Initially, we'd ordered the tomato tart, but were informed that the restaurant had run out of the dish's pastry base. However, our server was kind enough to convince the kitchen to whip up this version using sourdough instead. The back-and-forth between those juicy cuts of tomato and burrata definitely worked, and I liked the contrast provided by the dish's sugary, almost honeyed base as well. The bread, though, was a bit too aggressively crusty in this application, so I can certainly see how this would've been even better had the proper pastry been available.
Little Oceans (Vodka Manhattan) [$22.00] | Mulholland Vodka. Red Vermouth. Cherry Bitters. Maraschino.
The Manhattan is my go-to classic cocktail, but I don't think I've ever had a version of the drink made with vodka before. That's a bit of a shame, since this was pretty great. I was especially smitten by all the floral, bitter notes present and how they coalesced with the heat of the spirit.
Here we see Otium's dessert menu and array of after-dinner libations. Click for larger versions.
Warm Chocolate Tart [$16.00] | Banana Malt Ice Cream, Hazelnut, Bourbon Caramel
In the requisite chocolate dessert, hazelnut and especially banana were crucial in evening out the overt richness of the cacao. I got a nice temperature contrast here, too.
Rum Raisin Ice Cream [$15.00] | Almond Streusel, Pineapple, Caramel, Vanilla Chantilly
Rum-soaked raisins were surprisingly boozy, so the pineapple and whipped cream were really needed for any semblance of balance, while that caramel served as a sugary backbone.
At this point, we were given a pour of the Boal, Madeira, Portugal 1904, from well-known producer D'Oliveira. The nose was just what I was anticipating, bringing forth dusty raisins and other dark-toned aromas of earth and smoke. Taste-wise, I found mature, yet still somehow vivacious dark fruit combined with a palpable acidity, hints of astringency, some surprisingly tropical notes, and a pancake syrup-like richness. Mature but never old-tasting, this wine may have already existed for 120 years, but I feel like it could still outlive me--absolutely lovely.
Lime Sorbet [$12.00] | Jamaica Granite, Satsuma Mandarin, Jicama
This last dessert was on the refreshing, almost bracing side, displaying a bevy of utterly floral, fruity flavors set against a creamy sorbet and a slightly herbaceous edge.
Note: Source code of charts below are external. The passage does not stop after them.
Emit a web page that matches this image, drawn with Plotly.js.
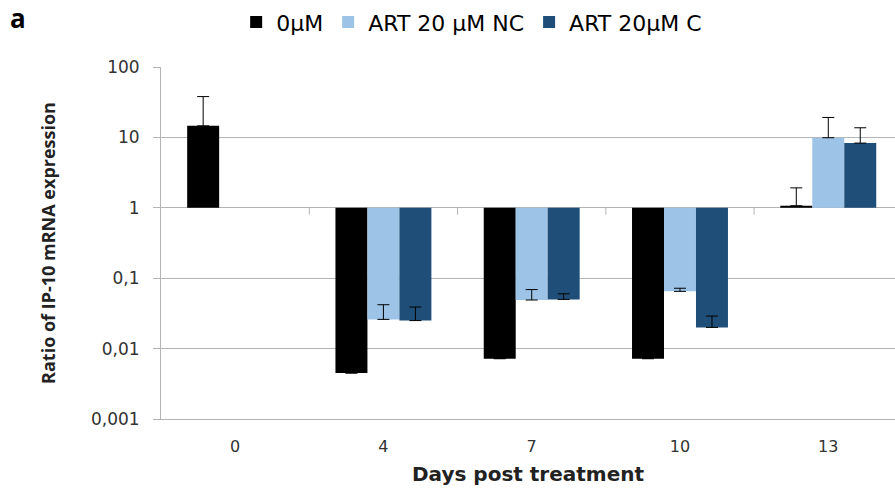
<!DOCTYPE html>
<html>
<head>
<meta charset="utf-8">
<script src="https://cdn.plot.ly/plotly-3.0.1.min.js"></script>
<style>html,body{margin:0;padding:0;overflow:hidden;background:#fff}</style>
</head>
<body>
<div id="chart" style="width:895px;height:495px"></div>
<script>
// Data
var days = ['0', '4', '7', '10', '13'];
var seriesNames = ['0\u03bcM', 'ART 20 \u03bcM NC', 'ART 20\u03bcM C'];
var ctrlValues = [14.6, 0.0045, 0.0072, 0.0072, 1.07];
var ncValues = [null, 0.026, 0.049, 0.065, 9.9];
var cValues = [null, 0.025, 0.050, 0.020, 8.3];
var ctrlErr = [23.4, null, null, null, 0.85];
var ncErr = [null, 0.016, 0.020, 0.007, 9.3];
var cErr = [null, 0.014, 0.010, 0.009, 5.4];
var yTickVals = [0.001, 0.01, 0.1, 1, 10, 100];
var yTickText = ['0,001', '0,01', '0,1', '1', '10', '100'];
var colors = ['#000000', '#9dc3e6', '#1f4e79'];

var BASE = 1;
function mk(vals, errs, name, color) {
  return {
    type: 'bar',
    x: days,
    y: vals.map(function (v) { return v === null ? null : v - BASE; }),
    base: BASE,
    name: name,
    marker: {color: color, line: {width: 0}},
    error_y: {
      type: 'data', symmetric: false,
      array: errs.map(function (e) { return e === null ? 0 : e; }),
      arrayminus: errs.map(function () { return 0; }),
      visible: true, color: '#000', thickness: 1, width: 6
    },
    hoverinfo: 'skip'
  };
}
var traces = [
  mk(ctrlValues, ctrlErr, seriesNames[0], colors[0]),
  mk(ncValues, ncErr, seriesNames[1], colors[1]),
  mk(cValues, cErr, seriesNames[2], colors[2])
];

var gridCol = '#b4b4b4';
var tickShapes = [0.5, 1.5, 2.5, 3.5].map(function (p) {
  return {type: 'line', xref: 'x', yref: 'paper', x0: p, x1: p, y0: 0.6, y1: 0.6 - 7 / 352,
          line: {color: gridCol, width: 1}};
});

var wide = 'DejaVu Sans, Verdana, sans-serif';
var layout = {
  width: 895, height: 495,
  margin: {l: 161, r: 0, t: 67, b: 76},
  paper_bgcolor: '#fff', plot_bgcolor: '#fff',
  font: {family: wide, color: '#333'},
  barmode: 'group', bargap: 0.353, bargroupgap: 0,
  showlegend: true,
  legend: {orientation: 'h', xref: 'container', yref: 'container', x: 0.527, xanchor: 'center',
           y: 0.955, yanchor: 'middle', font: {size: 22, color: '#000', family: wide}, itemwidth: 30,
           traceorder: 'normal'},
  xaxis: {
    type: 'category', range: [-0.5, 4.45], showgrid: false, zeroline: false,
    showline: true, linecolor: gridCol, linewidth: 1,
    ticks: '', tickfont: {size: 16, color: '#333'}, ticklabelstandoff: 13,
    title: {text: 'Days post treatment', font: {size: 20, color: '#222', weight: 'bold', family: wide}, standoff: 11}
  },
  yaxis: {
    type: 'log', range: [-3, 2], tickvals: yTickVals, ticktext: yTickText,
    showgrid: true, gridcolor: gridCol, gridwidth: 1, zeroline: false,
    showline: true, linecolor: gridCol, linewidth: 1,
    ticks: 'outside', ticklen: 7, tickcolor: gridCol, ticklabelstandoff: 10,
    tickfont: {size: 17, color: '#333'},
    title: {text: 'Ratio of IP-10 mRNA expression', font: {size: 18, color: '#222', weight: 'bold', family: 'Open Sans, sans-serif'}, standoff: 30}
  },
  shapes: tickShapes,
  annotations: [{
    text: '<b>a</b>', xref: 'paper', yref: 'paper', x: -0.208, y: 1.14,
    xanchor: 'left', yanchor: 'middle', showarrow: false, font: {size: 26, color: '#000', family: 'Open Sans, sans-serif'}
  }]
};

Plotly.newPlot('chart', traces, layout, {displayModeBar: false, staticPlot: true});
</script>
</body>
</html>
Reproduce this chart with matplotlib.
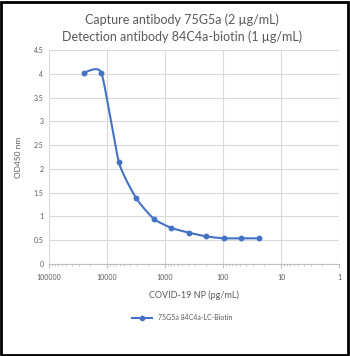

We had a very solid dinner tonight, and I'm sad to see this place go; it's definitely a loss for the Downtown dining scene. As for Tim Hollingsworth's next steps, over the past couple years he's been busy with Chain, which started as a fast food-inspired pop-up in 2022 before morphing into both a permanent spot in Virgil Village back in January and a festival by the name of ChainFest. Otium, meanwhile, might return in another location, perhaps further out west, so I guess we'll have to wait and see.